„Christopher Berry-Dee, brytyjski kryminolog i autor bestsellerów o seryjnych zabójcach, tym razem analizuje psychikę, motywy i metody działania stalkerów. Przez wiele lat prowadził wywiady z osławionymi seryjnymi mordercami przebywającymi w więzieniach i nie ma sobie równych jako autor wstrząsających studiów na temat zbrodniarzy, którzy często przez wiele lat chodzą wśród nas nierozpoznani. Zabójstwo to jedynie finał – zanim zaatakują, stalkerzy potrafią tygodniami śledzić czy nawiązywać kontakty z niczego niepodejrzewającymi ofiarami. Posługują się wieloma rodzajami kamuflażu i są w stanie wprowadzić w błąd najbardziej spostrzegawcze osoby. Ich mentalność podsumował Ted Bundy: „Chcę być panem życia i śmierci […]. Czy śmierć jednej osoby ma jakiekolwiek znaczenie?”. Horror może być bliżej niż sądzicie” opis wydawcy
„Rozmowy z seryjnymi mordercami. Stalkerzy” to książka będąca wynikiem wielu rozmów i badań autora, który rozmawiając z mordercami chce poznać i analizować ich umysły, motywy i metody działania. Tym razem na tapetę poszli stalkerzy, dla których samo morderstwo jest jedynie finałem, wisienką na torcie – tutaj licz się śledzenie, obserwacja, podglądactwo…. Całość jest naprawdę bardzo wnikliwa i analityczna, a poza umysłami zabójców autor dostrzega również ofiary i ich umysły. Książka jest napisana w naprawdę wciągający, zrozumiały, ale jednocześnie bardzo analityczny sposób, co sprawia, że pozycję się wręcz pochłania jednym tchem. Osobiście uważam, że niektóre (jak nie wszystkie) te historię są nieco przerażające, przez co nie jest to lektura dla wszystkich – przynajmniej moim zdaniem, ale miłośników kryminału zdecydowanie ukontentuje. Jedynie czego mi brakowało to transkrypcji realnych rozmów z owymi mordercami, a nie tylko opisów ich sposobów działania czy spotkań z nimi. Widocznie nie można mieć wszystkiego.
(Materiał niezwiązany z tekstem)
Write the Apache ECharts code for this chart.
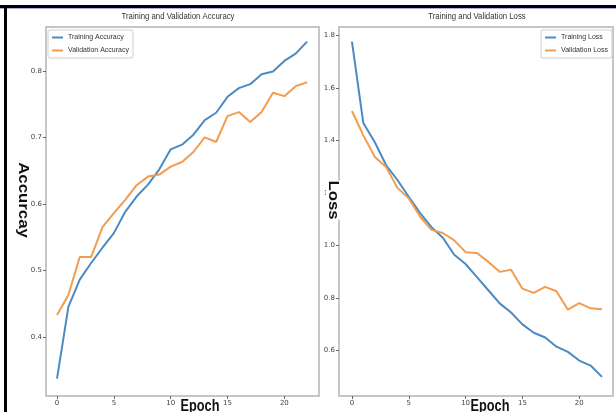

„Rozmowy z seryjnymi mordercami. Stalkerzy” to książka zdecydowanie warta przeczytania, osobiście chętnie przeczytam inne książki autora. Tak jak już wspominałam – książka nie jest na wszystkie nerwy. Jak ktoś jest wyjątkowo wrażliwy i nie gustuje w kryminałach czy opisach zbrodni – lepiej odpuścić. Jednak dla miłośników kryminału ta pozycja zdecydowanie może przypaść do gusty.